Set exercise
Print all of the lines exactly. Any picture among them stays out.

Provided material
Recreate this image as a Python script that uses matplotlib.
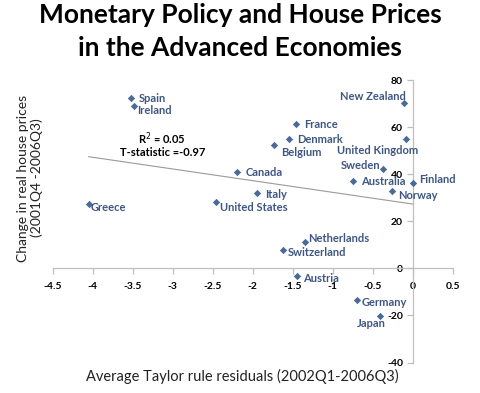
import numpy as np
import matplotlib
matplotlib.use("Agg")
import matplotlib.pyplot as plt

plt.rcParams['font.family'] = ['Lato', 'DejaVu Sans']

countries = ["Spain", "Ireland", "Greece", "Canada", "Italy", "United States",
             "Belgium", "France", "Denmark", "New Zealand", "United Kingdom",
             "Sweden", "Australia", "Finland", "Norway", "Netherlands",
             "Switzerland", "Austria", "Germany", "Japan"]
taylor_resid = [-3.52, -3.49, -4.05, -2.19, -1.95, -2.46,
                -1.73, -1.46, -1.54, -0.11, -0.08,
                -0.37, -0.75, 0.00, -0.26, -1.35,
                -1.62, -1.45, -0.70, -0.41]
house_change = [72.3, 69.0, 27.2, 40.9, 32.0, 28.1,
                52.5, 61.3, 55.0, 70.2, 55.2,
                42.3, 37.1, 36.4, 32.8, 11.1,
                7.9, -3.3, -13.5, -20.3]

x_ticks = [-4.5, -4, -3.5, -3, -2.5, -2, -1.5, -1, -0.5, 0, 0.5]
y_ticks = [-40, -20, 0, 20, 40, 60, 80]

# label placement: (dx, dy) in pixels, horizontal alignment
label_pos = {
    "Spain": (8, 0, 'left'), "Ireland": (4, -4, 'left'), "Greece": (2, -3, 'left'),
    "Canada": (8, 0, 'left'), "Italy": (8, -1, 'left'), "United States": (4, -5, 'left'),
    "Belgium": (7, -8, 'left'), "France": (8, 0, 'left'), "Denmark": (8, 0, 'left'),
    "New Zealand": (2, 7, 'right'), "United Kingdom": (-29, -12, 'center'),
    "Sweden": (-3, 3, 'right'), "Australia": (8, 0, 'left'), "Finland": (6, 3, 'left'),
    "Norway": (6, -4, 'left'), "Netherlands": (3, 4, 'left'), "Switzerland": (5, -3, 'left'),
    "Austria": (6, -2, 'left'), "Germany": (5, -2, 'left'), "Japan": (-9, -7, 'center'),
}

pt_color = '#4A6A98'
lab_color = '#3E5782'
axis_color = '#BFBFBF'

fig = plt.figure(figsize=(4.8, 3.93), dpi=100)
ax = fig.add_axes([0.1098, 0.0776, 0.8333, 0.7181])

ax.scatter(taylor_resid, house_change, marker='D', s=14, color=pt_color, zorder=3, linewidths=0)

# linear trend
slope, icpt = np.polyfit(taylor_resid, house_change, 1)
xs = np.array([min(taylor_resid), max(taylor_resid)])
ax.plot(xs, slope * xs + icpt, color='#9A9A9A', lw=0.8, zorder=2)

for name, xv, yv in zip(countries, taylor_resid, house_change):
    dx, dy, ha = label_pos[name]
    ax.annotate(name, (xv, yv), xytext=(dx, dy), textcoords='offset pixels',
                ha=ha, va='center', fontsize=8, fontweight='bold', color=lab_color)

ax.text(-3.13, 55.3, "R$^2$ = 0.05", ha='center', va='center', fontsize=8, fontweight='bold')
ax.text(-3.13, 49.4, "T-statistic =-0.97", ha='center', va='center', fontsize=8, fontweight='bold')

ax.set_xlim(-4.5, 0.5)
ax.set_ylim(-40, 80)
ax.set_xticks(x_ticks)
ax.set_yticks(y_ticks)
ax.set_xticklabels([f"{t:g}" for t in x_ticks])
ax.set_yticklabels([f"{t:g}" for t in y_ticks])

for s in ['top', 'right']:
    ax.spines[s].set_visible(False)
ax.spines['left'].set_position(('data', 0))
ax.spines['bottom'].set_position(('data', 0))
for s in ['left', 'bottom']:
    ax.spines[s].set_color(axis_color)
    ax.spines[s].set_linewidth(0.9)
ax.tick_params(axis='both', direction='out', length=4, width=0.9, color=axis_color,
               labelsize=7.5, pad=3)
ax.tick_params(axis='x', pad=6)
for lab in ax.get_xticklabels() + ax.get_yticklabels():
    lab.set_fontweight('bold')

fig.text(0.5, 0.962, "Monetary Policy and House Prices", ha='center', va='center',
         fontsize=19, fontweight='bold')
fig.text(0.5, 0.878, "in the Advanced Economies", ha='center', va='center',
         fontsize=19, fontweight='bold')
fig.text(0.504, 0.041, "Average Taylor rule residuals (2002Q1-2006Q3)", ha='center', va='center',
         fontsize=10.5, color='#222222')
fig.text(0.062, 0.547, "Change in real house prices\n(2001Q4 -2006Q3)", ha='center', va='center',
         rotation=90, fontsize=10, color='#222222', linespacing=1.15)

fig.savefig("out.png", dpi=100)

Exercise answer
Recreate this image as a Python script that uses matplotlib.
import numpy as np
import matplotlib
matplotlib.use("Agg")
import matplotlib.pyplot as plt

plt.rcParams['font.family'] = ['Lato', 'DejaVu Sans']

countries = ["Spain", "Ireland", "Greece", "Canada", "Italy", "United States",
             "Belgium", "France", "Denmark", "New Zealand", "United Kingdom",
             "Sweden", "Australia", "Finland", "Norway", "Netherlands",
             "Switzerland", "Austria", "Germany", "Japan"]
taylor_resid = [-3.52, -3.49, -4.05, -2.19, -1.95, -2.46,
                -1.73, -1.46, -1.54, -0.11, -0.08,
                -0.37, -0.75, 0.00, -0.26, -1.35,
                -1.62, -1.45, -0.70, -0.41]
house_change = [72.3, 69.0, 27.2, 40.9, 32.0, 28.1,
                52.5, 61.3, 55.0, 70.2, 55.2,
                42.3, 37.1, 36.4, 32.8, 11.1,
                7.9, -3.3, -13.5, -20.3]

x_ticks = [-4.5, -4, -3.5, -3, -2.5, -2, -1.5, -1, -0.5, 0, 0.5]
y_ticks = [-40, -20, 0, 20, 40, 60, 80]

# label placement: (dx, dy) in pixels, horizontal alignment
label_pos = {
    "Spain": (8, 0, 'left'), "Ireland": (4, -4, 'left'), "Greece": (2, -3, 'left'),
    "Canada": (8, 0, 'left'), "Italy": (8, -1, 'left'), "United States": (4, -5, 'left'),
    "Belgium": (7, -8, 'left'), "France": (8, 0, 'left'), "Denmark": (8, 0, 'left'),
    "New Zealand": (2, 7, 'right'), "United Kingdom": (-29, -12, 'center'),
    "Sweden": (-3, 3, 'right'), "Australia": (8, 0, 'left'), "Finland": (6, 3, 'left'),
    "Norway": (6, -4, 'left'), "Netherlands": (3, 4, 'left'), "Switzerland": (5, -3, 'left'),
    "Austria": (6, -2, 'left'), "Germany": (5, -2, 'left'), "Japan": (-9, -7, 'center'),
}

pt_color = '#4A6A98'
lab_color = '#3E5782'
axis_color = '#BFBFBF'

fig = plt.figure(figsize=(4.8, 3.93), dpi=100)
ax = fig.add_axes([0.1098, 0.0776, 0.8333, 0.7181])

ax.scatter(taylor_resid, house_change, marker='D', s=14, color=pt_color, zorder=3, linewidths=0)

# linear trend
slope, icpt = np.polyfit(taylor_resid, house_change, 1)
xs = np.array([min(taylor_resid), max(taylor_resid)])
ax.plot(xs, slope * xs + icpt, color='#9A9A9A', lw=0.8, zorder=2)

for name, xv, yv in zip(countries, taylor_resid, house_change):
    dx, dy, ha = label_pos[name]
    ax.annotate(name, (xv, yv), xytext=(dx, dy), textcoords='offset pixels',
                ha=ha, va='center', fontsize=8, fontweight='bold', color=lab_color)

ax.text(-3.13, 55.3, "R$^2$ = 0.05", ha='center', va='center', fontsize=8, fontweight='bold')
ax.text(-3.13, 49.4, "T-statistic =-0.97", ha='center', va='center', fontsize=8, fontweight='bold')

ax.set_xlim(-4.5, 0.5)
ax.set_ylim(-40, 80)
ax.set_xticks(x_ticks)
ax.set_yticks(y_ticks)
ax.set_xticklabels([f"{t:g}" for t in x_ticks])
ax.set_yticklabels([f"{t:g}" for t in y_ticks])

for s in ['top', 'right']:
    ax.spines[s].set_visible(False)
ax.spines['left'].set_position(('data', 0))
ax.spines['bottom'].set_position(('data', 0))
for s in ['left', 'bottom']:
    ax.spines[s].set_color(axis_color)
    ax.spines[s].set_linewidth(0.9)
ax.tick_params(axis='both', direction='out', length=4, width=0.9, color=axis_color,
               labelsize=7.5, pad=3)
ax.tick_params(axis='x', pad=6)
for lab in ax.get_xticklabels() + ax.get_yticklabels():
    lab.set_fontweight('bold')

fig.text(0.5, 0.962, "Monetary Policy and House Prices", ha='center', va='center',
         fontsize=19, fontweight='bold')
fig.text(0.5, 0.878, "in the Advanced Economies", ha='center', va='center',
         fontsize=19, fontweight='bold')
fig.text(0.504, 0.041, "Average Taylor rule residuals (2002Q1-2006Q3)", ha='center', va='center',
         fontsize=10.5, color='#222222')
fig.text(0.062, 0.547, "Change in real house prices\n(2001Q4 -2006Q3)", ha='center', va='center',
         rotation=90, fontsize=10, color='#222222', linespacing=1.15)

fig.savefig("out.png", dpi=100)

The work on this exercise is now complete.